One such bias is that many of us are taught from a young age that if someone’s lying, they won’t look you in the eyes. “That’s simply not true,” Beattie says. On the contrary, when people are planning what to say next, they tend to look away, while liars often known to maintain eye-contact to avoid detection. “So forget about eye gaze,” Beattie says.

Other body language may be more telling. When they smile, how abruptly do they stop grinning? An extremely abrupt stop to a smile signals that it may be fake, Beattie says. Research also shows that people who lie often suppress their hand gestures and may even blink differently compared with when they speak the truth.

Part of the reason why liars try to control their body language may be because playing false requires more cognitive effort, says Sharon Leal, a senior research fellow at the University of Portsmouth in England, who studies deception detection. “It takes up more mental resources to lie than it does to tell the truth,” she says. A similar situation arises when we unconsciously stop dead in the street in order to answer a text message, for example, Leal adds.

There is a way to exploit this tendency called “cognitive interviewing.” For faithful Traitors players, Beattie recommends asking other contestants about their experiences out of chronological order. That makes it harder to lie convincingly and consistently compared with telling a single, rehearsed story. Research that Leal and her colleagues published in 2008 found that police officers were better at detecting lies about an incident when mock “suspects” told false details in reverse chronological order.

Confirmation bias can also muddy the waters. “If you like someone and they share your views,” Beattie says, “you’re less likely to be skeptical when they start talking, because they’re saying things that you want to hear.” Similarly, people who are thought of as good-looking may take advantage of a so-called halo effect: some research suggests that defendants in criminal cases are more likely to get a lighter sentence if they are perceived as physically attractive, Beattie says.

Leal recommends focusing on verbal information—contradictory storytelling or word choice, for instance. In a 2025 study, she and her colleagues found that people tend to be better at detecting lies when they hear someone giving a statement rather than see it.

“I would totally ignore nonverbal behavior,” Leal says, “unless it was something really obvious.”

Playing as a Traitor

For the traitors in the game, science has a few tricks they can try to be more convincing.
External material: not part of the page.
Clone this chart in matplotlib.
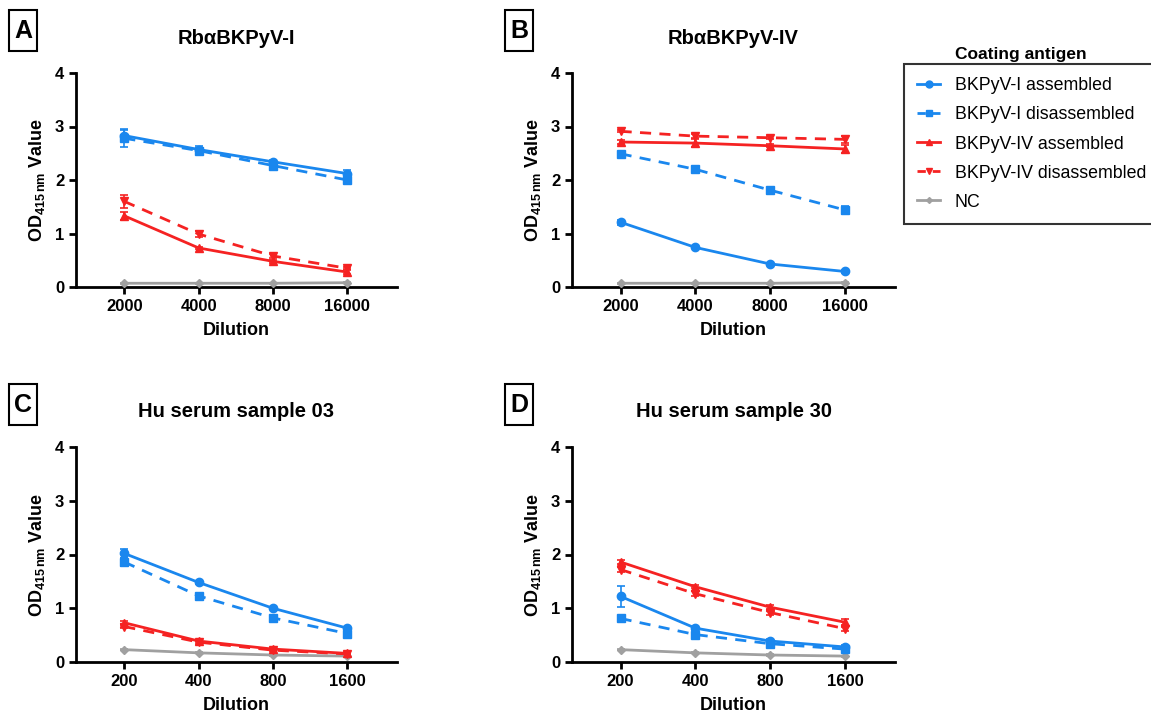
import matplotlib.pyplot as plt
from matplotlib.lines import Line2D
from matplotlib.patches import Rectangle
import numpy as np

plt.rcParams['font.family'] = ['Liberation Sans', 'DejaVu Sans']
plt.rcParams['mathtext.fontset'] = 'custom'
plt.rcParams['mathtext.bf'] = 'Liberation Sans:bold'
plt.rcParams['mathtext.rm'] = 'Liberation Sans'

series_names = ['BKPyV-I assembled', 'BKPyV-I disassembled',
                'BKPyV-IV assembled', 'BKPyV-IV disassembled', 'NC']
colors = ['#1a87ee', '#1a87ee', '#f52222', '#f52222', '#a0a0a0']
styles = ['-', '--', '-', '--', '-']
markers = ['o', 's', '^', 'v', 'D']
msizes = [6, 6, 6, 6, 4]

dil_rb = ['2000', '4000', '8000', '16000']
dil_hu = ['200', '400', '800', '1600']

# panel A: RbaBKPyV-I
a_vals = [[2.83, 2.57, 2.34, 2.12],
          [2.78, 2.55, 2.27, 2.00],
          [1.33, 0.73, 0.48, 0.28],
          [1.60, 0.99, 0.58, 0.35],
          [0.07, 0.07, 0.07, 0.08]]
a_err = [[0.10, 0.07, 0.03, 0.07],
         [0.17, 0.05, 0.04, 0.05],
         [0.08, 0.02, 0.03, 0.04],
         [0.12, 0.05, 0.03, 0.02],
         [0.01, 0.01, 0.01, 0.01]]
# panel B: RbaBKPyV-IV
b_vals = [[1.21, 0.74, 0.43, 0.29],
          [2.49, 2.20, 1.81, 1.44],
          [2.71, 2.69, 2.64, 2.58],
          [2.91, 2.82, 2.79, 2.76],
          [0.07, 0.07, 0.07, 0.08]]
b_err = [[0.05, 0.02, 0.02, 0.02],
         [0.03, 0.03, 0.03, 0.08],
         [0.03, 0.08, 0.03, 0.08],
         [0.02, 0.04, 0.03, 0.06],
         [0.01, 0.01, 0.01, 0.01]]
# panel C: Hu serum 03
c_vals = [[2.02, 1.48, 1.00, 0.63],
          [1.86, 1.23, 0.82, 0.53],
          [0.73, 0.39, 0.24, 0.16],
          [0.66, 0.37, 0.22, 0.15],
          [0.23, 0.17, 0.13, 0.11]]
c_err = [[0.08, 0.02, 0.02, 0.03],
         [0.07, 0.03, 0.03, 0.04],
         [0.03, 0.02, 0.02, 0.02],
         [0.03, 0.03, 0.02, 0.02],
         [0.01, 0.01, 0.01, 0.01]]
# panel D: Hu serum 30
d_vals = [[1.22, 0.63, 0.39, 0.28],
          [0.81, 0.51, 0.34, 0.24],
          [1.86, 1.40, 1.02, 0.74],
          [1.72, 1.27, 0.92, 0.62],
          [0.23, 0.17, 0.13, 0.11]]
d_err = [[0.20, 0.03, 0.03, 0.03],
         [0.03, 0.03, 0.03, 0.03],
         [0.03, 0.03, 0.04, 0.06],
         [0.04, 0.05, 0.04, 0.04],
         [0.01, 0.01, 0.01, 0.01]]

W, H = 1151, 717
fig = plt.figure(figsize=(W / 100, H / 100), dpi=100)

panels = [
    ('A', 'RbαBKPyV-I', dil_rb, a_vals, a_err, (76, 397, 73, 287)),
    ('B', 'RbαBKPyV-IV', dil_rb, b_vals, b_err, (572, 895, 73, 287)),
    ('C', 'Hu serum sample 03', dil_hu, c_vals, c_err, (76, 397, 447, 662)),
    ('D', 'Hu serum sample 30', dil_hu, d_vals, d_err, (572, 895, 447, 662)),
]

for letter, title, dil, vals, errs, (x0, x1, y0, y1) in panels:
    ax = fig.add_axes([x0 / W, 1 - y1 / H, (x1 - x0) / W, (y1 - y0) / H])
    x = np.arange(len(dil))
    for i in range(5):
        ax.errorbar(x, vals[i], yerr=errs[i], color=colors[i], ls=styles[i],
                    lw=2, marker=markers[i], ms=msizes[i], capsize=3,
                    elinewidth=1.2, capthick=1.2,
                    dashes=(4, 3) if styles[i] == '--' else (None, None),
                    zorder=3 + (4 - i) * 0.1)
    ax.set_xlim(-0.65, 3.67)
    ax.set_ylim(0, 4)
    ax.set_yticks([0, 1, 2, 3, 4])
    ax.set_xticks(x)
    ax.set_xticklabels(dil)
    for s in ['top', 'right']:
        ax.spines[s].set_visible(False)
    for s in ['left', 'bottom']:
        ax.spines[s].set_linewidth(2)
    ax.tick_params(width=2, length=5, labelsize=12)
    for lab in ax.get_xticklabels() + ax.get_yticklabels():
        lab.set_fontweight('bold')
    ax.set_xlabel('Dilution', fontsize=13, fontweight='bold', labelpad=6)
    ax.set_ylabel(r'$\mathbf{OD_{415\,nm}}$ Value', fontsize=13, fontweight='bold', labelpad=6)
    cx = (x0 + x1) / 2
    ty = 38 if y0 < 300 else 412
    fig.text(cx / W, 1 - ty / H, title, ha='center', va='center', fontsize=14.5, fontweight='bold')
    # boxed panel letter
    bx = 9 if x0 < 300 else 505
    by = 10 if y0 < 300 else 384
    fig.patches.append(Rectangle((bx / W, 1 - (by + 41) / H), 28 / W, 41 / H,
                                 transform=fig.transFigure, fill=False, ec='black', lw=1.5))
    fig.text((bx + 14) / W, 1 - (by + 21) / H, letter, ha='center', va='center',
             fontsize=18, fontweight='bold')

handles = [Line2D([], [], color=colors[i], ls=styles[i], lw=2, marker=markers[i],
                  ms=msizes[i] - 1, dashes=(3, 2.5) if styles[i] == '--' else (None, None))
           for i in range(5)]
leg = fig.legend(handles, series_names, loc='upper left',
                 bbox_to_anchor=(904 / W, 1 - 64 / H), borderaxespad=0,
                 fontsize=12.8, frameon=True, fancybox=False, edgecolor='black',
                 handlelength=1.3, handletextpad=0.8, labelspacing=0.68, borderpad=0.75)
leg.get_frame().set_linewidth(1.5)
fig.text(1021 / W, 1 - 55 / H, 'Coating antigen', ha='center', va='center',
         fontsize=12.5, fontweight='bold')

fig.savefig('out.png', dpi=100)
Appearing open, friendly and approachable all come off as more trustworthy, Leal says. “You might throw something in about your personal life” in a conversation, for example, to give the impression of openness.
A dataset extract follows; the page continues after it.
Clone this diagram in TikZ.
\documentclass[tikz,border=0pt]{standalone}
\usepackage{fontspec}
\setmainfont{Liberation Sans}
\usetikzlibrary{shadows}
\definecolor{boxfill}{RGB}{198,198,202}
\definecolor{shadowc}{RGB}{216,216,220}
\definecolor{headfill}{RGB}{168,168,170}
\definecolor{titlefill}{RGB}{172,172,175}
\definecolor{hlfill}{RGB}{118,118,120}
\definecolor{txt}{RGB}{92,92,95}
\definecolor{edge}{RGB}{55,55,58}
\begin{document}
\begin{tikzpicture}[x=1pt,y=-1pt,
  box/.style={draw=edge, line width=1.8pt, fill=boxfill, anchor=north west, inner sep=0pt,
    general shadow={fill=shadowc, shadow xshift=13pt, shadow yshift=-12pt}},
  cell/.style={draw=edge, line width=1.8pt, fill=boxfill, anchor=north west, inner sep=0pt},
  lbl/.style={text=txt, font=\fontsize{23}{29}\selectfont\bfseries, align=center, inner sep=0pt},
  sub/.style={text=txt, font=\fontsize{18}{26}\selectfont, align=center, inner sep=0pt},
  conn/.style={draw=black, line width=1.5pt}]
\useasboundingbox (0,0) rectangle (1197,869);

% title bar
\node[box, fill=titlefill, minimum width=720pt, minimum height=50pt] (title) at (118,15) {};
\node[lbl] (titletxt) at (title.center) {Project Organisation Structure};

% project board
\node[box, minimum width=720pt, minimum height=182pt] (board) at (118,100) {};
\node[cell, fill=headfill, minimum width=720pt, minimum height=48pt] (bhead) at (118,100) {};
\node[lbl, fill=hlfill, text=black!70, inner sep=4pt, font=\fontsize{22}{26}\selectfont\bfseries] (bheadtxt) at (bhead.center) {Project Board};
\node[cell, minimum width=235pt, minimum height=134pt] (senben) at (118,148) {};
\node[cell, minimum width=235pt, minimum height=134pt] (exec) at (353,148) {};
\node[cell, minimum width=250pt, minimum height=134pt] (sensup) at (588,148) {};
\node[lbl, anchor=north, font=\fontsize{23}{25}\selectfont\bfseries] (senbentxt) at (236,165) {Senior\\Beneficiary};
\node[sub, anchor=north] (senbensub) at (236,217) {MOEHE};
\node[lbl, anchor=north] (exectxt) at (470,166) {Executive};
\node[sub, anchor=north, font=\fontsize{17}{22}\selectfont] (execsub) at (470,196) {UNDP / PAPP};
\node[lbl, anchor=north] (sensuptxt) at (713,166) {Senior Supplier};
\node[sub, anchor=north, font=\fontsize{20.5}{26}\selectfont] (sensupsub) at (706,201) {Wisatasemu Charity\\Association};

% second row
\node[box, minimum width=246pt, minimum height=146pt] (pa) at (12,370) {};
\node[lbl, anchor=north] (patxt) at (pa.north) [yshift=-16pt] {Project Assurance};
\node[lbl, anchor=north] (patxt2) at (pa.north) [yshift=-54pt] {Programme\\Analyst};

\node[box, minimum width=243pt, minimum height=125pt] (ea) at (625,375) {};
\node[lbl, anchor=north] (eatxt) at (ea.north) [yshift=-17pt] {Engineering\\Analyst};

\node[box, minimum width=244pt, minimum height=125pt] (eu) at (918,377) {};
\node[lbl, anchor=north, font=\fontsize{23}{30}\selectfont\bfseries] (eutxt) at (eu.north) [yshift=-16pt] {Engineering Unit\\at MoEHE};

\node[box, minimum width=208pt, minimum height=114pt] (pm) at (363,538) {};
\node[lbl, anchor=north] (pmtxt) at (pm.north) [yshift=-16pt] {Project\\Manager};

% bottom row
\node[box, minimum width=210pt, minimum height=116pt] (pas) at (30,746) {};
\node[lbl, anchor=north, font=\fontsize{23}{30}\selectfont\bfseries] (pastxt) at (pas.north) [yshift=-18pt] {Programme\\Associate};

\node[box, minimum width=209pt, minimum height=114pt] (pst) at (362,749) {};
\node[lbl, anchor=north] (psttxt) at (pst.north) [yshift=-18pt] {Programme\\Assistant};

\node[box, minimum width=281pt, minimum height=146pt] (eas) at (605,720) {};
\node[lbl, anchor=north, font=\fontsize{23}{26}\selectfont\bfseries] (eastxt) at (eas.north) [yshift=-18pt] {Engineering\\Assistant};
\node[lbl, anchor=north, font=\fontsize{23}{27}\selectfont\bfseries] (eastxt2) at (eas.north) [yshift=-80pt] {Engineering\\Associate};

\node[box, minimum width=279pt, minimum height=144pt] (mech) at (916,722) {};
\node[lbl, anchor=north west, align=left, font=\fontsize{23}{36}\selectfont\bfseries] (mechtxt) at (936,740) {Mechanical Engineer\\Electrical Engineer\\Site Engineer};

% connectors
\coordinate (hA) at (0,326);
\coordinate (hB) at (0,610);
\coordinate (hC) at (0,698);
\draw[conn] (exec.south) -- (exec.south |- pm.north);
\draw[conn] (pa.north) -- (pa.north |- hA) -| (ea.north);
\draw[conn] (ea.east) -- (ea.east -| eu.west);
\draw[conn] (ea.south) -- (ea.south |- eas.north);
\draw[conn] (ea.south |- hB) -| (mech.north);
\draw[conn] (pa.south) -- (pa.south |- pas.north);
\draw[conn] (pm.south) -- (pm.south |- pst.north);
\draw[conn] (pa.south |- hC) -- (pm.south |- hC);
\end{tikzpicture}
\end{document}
Another strategy is to “reframe stories emotionally,” Beattie says. “The secret of being a really good liar is to change the emotional response to [lying].” If you can remind yourself that you are playing a game with your fellow contestants that you want to win, you can avoid triggering more emotive—and thus telling—responses to questions, he says.

Ultimately, lying can be taxing. In this season, one traitor, Love Island’s Rob Rausch, revealed in the episode before the finale that his deception had been “taking a toll.”

“It’s a bit like if you hold a glass of water: At first, it doesn’t bother you,” Leal says. “But keep holding that for hours and hours and hours, and you’ll start to feel the stress of it.”

Viewers will need to wait until the show’s finale airs on Thursday to know if Rausch’s efforts will pay off—or if he will leave with nothing. But his strategy of keeping his emotions at bay, leaning in to alliances and wearing overalls without a shirt appears to be going well so far. As host Cumming shared on a recent episode of Watch What Happens Live with Andy Cohen, “the game is called The Traitors, and he’s really good at it.”